Abbiamo affilato e agitato tutte le nostre spade retoriche, le nostre fatwa [decisioni legali religiose], [allertato] le nostre guardie, i nostri porti, i nostri aeroporti e i nostri valichi di confine per impedire l'ingresso e la distribuzione [nei nostri paesi] di questo libro, perché danneggia l'Islam. In tutte le capitali del mondo islamico sono state fatte delle proteste davanti alle ambasciate britanniche, sono state bruciate le immagini di Salman Rushdie, così come le copie dei suoi libri. In una protesta in Pakistan sono stati uccisi nove dimostranti e [altri] sono stati feriti dalla polizia pakistana [...].

Sono state diffuse, una dopo l'altra, decisioni legali religiose per vietare il libro di Salman Rushdie e per invocare il suo assassinio. L'Iran ha stanziato una ricompensa di un milione di dollari per chiunque portasse a termine la fatwa dell'Imam Khomeini , uccidendo Salman Rushdie. Le nostre impoverite case editrici hanno reagito stampando libri e opuscoli per confutare il contenuto [dei Versi Satanici], nonostante che fosse vietato in tutte le capitali del mondo musulmano. Qualcuno ha pronunciato sconfessioni, dinieghi e ricusazioni del libro senza averne letto o essersi familiarizzato con il contenuto! Qualcuno aspetta ancora di uccidere Salman Rushdie, sperando così - con il sangue [di Rushdie] - di essere più vicino ad Allah [in cielo] o di [incassare] il milione di dollari che, all'epoca, l'Iran aveva stanziato. Le autorità britanniche avevano aumentato il livello di sicurezza a protezione di Salman Rushdie, che è diventato molto famoso per il fatto che un'intera nazione aveva deciso di assassinarlo [...]».
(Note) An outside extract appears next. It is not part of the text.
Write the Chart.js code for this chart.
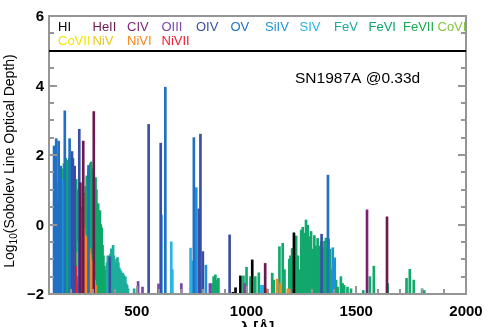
<!DOCTYPE html>
<html>
<head>
<meta charset="utf-8">
<script src="https://cdn.jsdelivr.net/npm/chart.js@4/dist/chart.umd.min.js"></script>
<style>
  body { margin: 0; background: #fff; }
  #wrap { width: 491px; height: 327px; }
</style>
</head>
<body>
<div id="wrap"><canvas id="myChart"></canvas></div>
<script>
// line lists: wavelength (Angstrom) and log10 Sobolev optical depth
const hiWave = [938, 950, 972, 1026, 1216];
const hiDepth = [-1.95, -1.82, -1.48, -1.02, -0.24];

const heiiWave = [243, 256, 304, 1085, 1640];
const heiiDepth = [1.2, 2.4, 3.25, -1.12, 0.22];

const civWave = [1549];
const civDepth = [0.42];

const oiiiWave = [506, 526, 599, 703, 833, 991];
const oiiiDepth = [-1.64, -1.8, -1.71, -1.7, -1.7, -1.7];

const ovWave = [123, 133, 144, 153, 172, 194, 280, 630, 760, 1371];
const ovDepth = [2.26, 2.47, 2.4, 1.68, 3.27, 2.47, 1.7, 3.95, 2.5, 1.42];

const oivWave = [205, 209, 217, 238, 377, 554, 609, 783, 790, 801, 923, 1342];
const oivDepth = [2.1, 1.9, 1.68, 2.74, -0.93, 2.88, 2.34, 0.45, 2.6, -0.78, -0.3, -0.28];

const siivWave = [162, 612, 771, 815, 1393, 1402];
const siivDepth = [1.3, 0.27, 1.06, -1.17, -0.67, -0.96];

const sivWave = [657, 662, 745, 750, 1067, 1076];
const sivDepth = [-0.5, -1.3, -0.68, -1.05, -1.75, -1.75];

const niviiWave = [205, 209, 213, 217, 221, 225, 229];
const niviiDepth = [-1.3, -1.0, -0.93, -1.0, -1.2, -1.5, -1.7];

const niviWave = [232, 236, 240, 244, 248, 252, 256, 260, 264, 268, 272, 276, 280, 284, 288, 292, 296, 300, 304, 308, 312, 1089, 1139, 1155, 1188];
const niviDepth = [-0.8, -0.5, -0.55, -0.3, -0.2, 0.3, 0.85, -0.1, -0.3, -0.4, -0.35, -0.5, -0.6, -0.7, -0.85, -1.0, -1.1, -1.3, -1.5, -1.6, -1.75, -1.85, -1.57, -1.7, -1.85];

const fevWave = [356, 360, 364, 368, 372, 376, 380, 384, 388, 392, 396, 400, 404, 408, 412, 416, 420, 424, 428, 432, 436, 440, 444, 448, 452, 456, 460, 488];
const fevDepth = [-1.7, -1.3, -1.1, -0.9, -1.2, -1.0, -0.85, -0.7, -0.8, -0.6, -0.9, -1.2, -1.1, -1.0, -0.95, -1.1, -1.25, -1.3, -1.35, -1.5, -1.4, -1.45, -1.6, -1.5, -1.7, -1.75, -1.85, -1.85];

// FeVI, short wavelength blend
const fevidWave = [140, 144, 148, 152, 156, 160, 164, 168, 172, 176, 180, 184, 188, 192, 196, 200, 204, 208, 212, 216, 220, 224, 228, 232, 236, 240, 244, 248, 252, 256, 260, 264, 268, 272, 276, 280, 284, 288, 292, 296, 300, 304, 308, 312, 316, 320, 324, 328, 332, 336, 340, 344, 348, 352];
const fevidDepth = [0.6, 1.2, 1.0, 1.5, 1.3, 1.6, 1.4, 1.75, 1.5, 1.9, 1.7, 1.85, 1.6, 1.9, 1.7, 1.8, 1.5, 1.6, 1.3, 1.45, 1.1, 1.3, 0.9, 1.0, 0.6, 0.8, 0.3, 0.5, 0.0, 0.3, 0.6, 0.9, 1.1, 1.4, 1.2, 1.6, 1.5, 1.75, 1.8, 1.6, 1.5, 1.4, 1.2, 1.35, 1.0, 0.45, 0.6, 0.3, 0.4, 0.0, -0.1, -0.6, -0.9, -1.2];

const feviWave = [841, 850, 858, 866, 872, 986, 1000, 1018, 1040, 1056, 1117, 1124, 1150, 1165, 1173, 1195, 1200, 1208, 1220, 1226, 1233, 1241, 1249, 1256, 1264, 1271, 1279, 1286, 1294, 1301, 1309, 1317, 1324, 1332, 1340, 1347, 1355, 1362, 1367, 1374, 1380, 1386, 1408, 1415, 1430, 1438, 1445, 1460, 1476, 1532, 1562, 1580, 1643, 1729, 1744, 1762, 1800, 1810];
const feviDepth = [-1.7, -1.5, -1.45, -1.6, -1.55, -1.48, -1.23, -1.5, -1.5, -1.39, -1.4, -1.6, -0.64, -0.54, -1.3, -1.0, -0.9, -0.69, -0.62, -0.33, -0.9, -1.3, -0.16, -0.08, -0.25, 0.13, -0.02, -0.35, -0.2, -0.71, -0.32, -0.62, -0.4, -0.62, -0.5, -0.67, -0.48, -0.39, -0.6, -0.42, -0.71, -1.3, -1.6, -1.8, -1.5, -1.7, -1.75, -1.8, -1.85, -1.9, -1.5, -1.2, -1.7, -1.55, -1.29, -1.6, -1.85, -1.9];

// legend rows
const legendTop = ["HI", "HeII", "CIV", "OIII", "OIV", "OV", "SiIV", "SIV", "FeV", "FeVI", "FeVII", "CoVI"];
const legendTopColors = ["#000000", "#6b1a4f", "#7d1f78", "#7a45a8", "#3a4ea6", "#2170c4", "#1e92d8", "#2ab3e6", "#1aa898", "#0ea36c", "#17a94f", "#86c440"];
const legendBottom = ["CoVII", "NiV", "NiVI", "NiVII"];
const legendBottomColors = ["#f2e600", "#ecc81a", "#f7891e", "#ee1c2e"];

const yTicks = [-2, 0, 2, 4, 6];
const xTicks = [500, 1000, 1500, 2000];

const FONT = "'Liberation Sans', Arial, sans-serif";

function lines(wave, depth) {
  return wave.map((w, i) => ({ x: w, y: [-2, depth[i]] }));
}

function ds(label, wave, depth, color) {
  return {
    label: label,
    data: lines(wave, depth),
    backgroundColor: color,
    borderWidth: 0,
    barThickness: 2,
    grouped: false
  };
}

// first dataset is drawn on top
const datasets = [
  ds("HI", hiWave, hiDepth, "#000000"),
  ds("HeII", heiiWave, heiiDepth, "#6b1a4f"),
  ds("CIV", civWave, civDepth, "#7d1f78"),
  ds("OIII", oiiiWave, oiiiDepth, "#7a45a8"),
  ds("OV", ovWave, ovDepth, "#2170c4"),
  ds("OIV", oivWave, oivDepth, "#3a4ea6"),
  ds("SiIV", siivWave, siivDepth, "#1e92d8"),
  ds("SIV", sivWave, sivDepth, "#2ab3e6"),
  ds("NiVII", niviiWave, niviiDepth, "#ee1c2e"),
  ds("NiVI", niviWave, niviDepth, "#f7891e"),
  ds("FeVI", fevidWave, fevidDepth, "#0ea86a"),
  ds("FeVI", feviWave, feviDepth, "#12a86c"),
  ds("FeV", fevWave, fevDepth, "#1cae9c")
];

const frameAndText = {
  id: "frameAndText",
  afterDraw(chart) {
    const ctx = chart.ctx;
    const a = chart.chartArea;
    const xs = chart.scales.x;
    const ys = chart.scales.y;
    const L = Math.round(a.left), R = Math.round(a.right);
    const T = Math.round(a.top), B = Math.round(a.bottom);
    ctx.save();

    // frame and inward ticks, IDL style
    ctx.fillStyle = "#959595";
    ctx.fillRect(L - 1, T - 1, R - L + 2, 2);
    ctx.fillRect(L - 1, B - 1, R - L + 2, 2);
    ctx.fillRect(L - 1, T - 1, 2, B - T + 2);
    ctx.fillRect(R - 1, T - 1, 2, B - T + 2);
    for (let v = -2; v <= 6; v += 0.5) {
      const py = Math.round(ys.getPixelForValue(v));
      const len = v % 2 === 0 ? 8 : 5;
      ctx.fillRect(L, py - 1, len, 2);
      ctx.fillRect(R - len, py - 1, len, 2);
    }
    for (let v = 200; v < 2000; v += 100) {
      const px = Math.round(xs.getPixelForValue(v));
      const len = v % 500 === 0 ? 8 : 5;
      ctx.fillRect(px - 1, B - len, 2, len);
    }

    // tick labels
    ctx.fillStyle = "#000";
    ctx.font = "bold 15px " + FONT;
    ctx.textAlign = "right";
    ctx.textBaseline = "middle";
    yTicks.forEach(v => {
      const t = v < 0 ? "\u2212" + Math.abs(v) : String(v);
      ctx.fillText(t, L - 5, ys.getPixelForValue(v) + 1);
    });
    ctx.textAlign = "center";
    ctx.textBaseline = "alphabetic";
    xTicks.forEach(v => {
      ctx.fillText(String(v), xs.getPixelForValue(v), 316);
    });

    // separator line at 5
    const y5 = Math.round(ys.getPixelForValue(5));
    ctx.fillStyle = "#000";
    ctx.fillRect(L, y5 - 1, R - L, 2);

    // legend
    ctx.font = "13px " + FONT;
    ctx.textAlign = "left";
    legendTop.forEach((t, i) => {
      ctx.fillStyle = legendTopColors[i];
      ctx.fillText(t, L + 9 + i * 34.5, 31);
    });
    legendBottom.forEach((t, i) => {
      ctx.fillStyle = legendBottomColors[i];
      ctx.fillText(t, L + 9 + i * 34.5, 45);
    });

    // label
    ctx.fillStyle = "#000";
    ctx.font = "15.5px " + FONT;
    ctx.fillText("SN1987A @0.33d", 295, 83);

    // y title with subscript
    ctx.save();
    ctx.translate(14, 161);
    ctx.rotate(-Math.PI / 2);
    const big = "14px " + FONT;
    const small = "10px " + FONT;
    const rest = "(Sobolev Line Optical Depth)";
    ctx.font = big;
    const w1 = ctx.measureText("Log").width;
    const w3 = ctx.measureText(rest).width;
    ctx.font = small;
    const w2 = ctx.measureText("10").width;
    const x0 = -(w1 + w2 + w3) / 2;
    ctx.font = big;
    ctx.fillText("Log", x0, 0);
    ctx.font = small;
    ctx.fillText("10", x0 + w1, 3);
    ctx.font = big;
    ctx.fillText(rest, x0 + w1 + w2, 0);
    ctx.restore();

    // x title
    ctx.font = "bold 15px " + FONT;
    ctx.textAlign = "center";
    ctx.fillText("\u03bb [\u00c5]", (L + R) / 2, 332);

    ctx.restore();
  }
};

new Chart(document.getElementById("myChart"), {
  type: "bar",
  data: { datasets: datasets },
  plugins: [frameAndText],
  options: {
    responsive: true,
    maintainAspectRatio: false,
    animation: false,
    layout: { padding: { top: 16, right: 25, left: 0, bottom: 0 } },
    plugins: {
      legend: { display: false },
      tooltip: { enabled: false }
    },
    scales: {
      x: {
        type: "linear",
        min: 100,
        max: 2000,
        offset: false,
        grid: { display: false, offset: false },
        border: { display: false },
        ticks: { display: false },
        afterFit: (s) => { s.height = 33; }
      },
      y: {
        min: -2,
        max: 6,
        grid: { display: false },
        border: { display: false },
        ticks: { display: false },
        afterFit: (s) => { s.width = 49; }
      }
    }
  }
});
</script>
</body>
</html>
Dove sono le fatwa contro Bin Laden?

«Nonostante che Bin Laden abbia fatto assassinare migliaia di innocenti in nome della nostra religione e causato danni ai musulmani ovunque e in particolare ai musulmani in Occidente, la cui vita è molto migliore di quella dei correligionari nei paesi islamici, fino a oggi non è stata pronunciata nemmeno una singola fatwa per richiedere l'uccisione di Bin Laden, col pretesto che Bin Laden continua ad affermare che "non c'è Dio al di fuori di Allah" ?

Ma mettiamo da parte [il tema delle] fatwa. Si sono fatte dimostrazioni per condannare le azioni di Bin Laden in una qualche capitale islamica? Forse alcuni hanno manifestato in suo favore… I canali satellitari [musulmani] hanno gareggiato fra loro nella diffusione dei suoi sermoni e delle sue fatwa , invece di impedirla come hanno fatto nel caso del libro di Rushdie. Abbiamo [forse] stanziato una ricompensa per chiunque uccida Bin Laden, come abbiamo fatto per chiunque avesse ucciso Rushdie a causa del suo libro?

Con la nostra posizione equivoca su Bin Laden, fin dall'inizio abbiamo dato al mondo l'impressione di essere tutti dei Bin Laden ».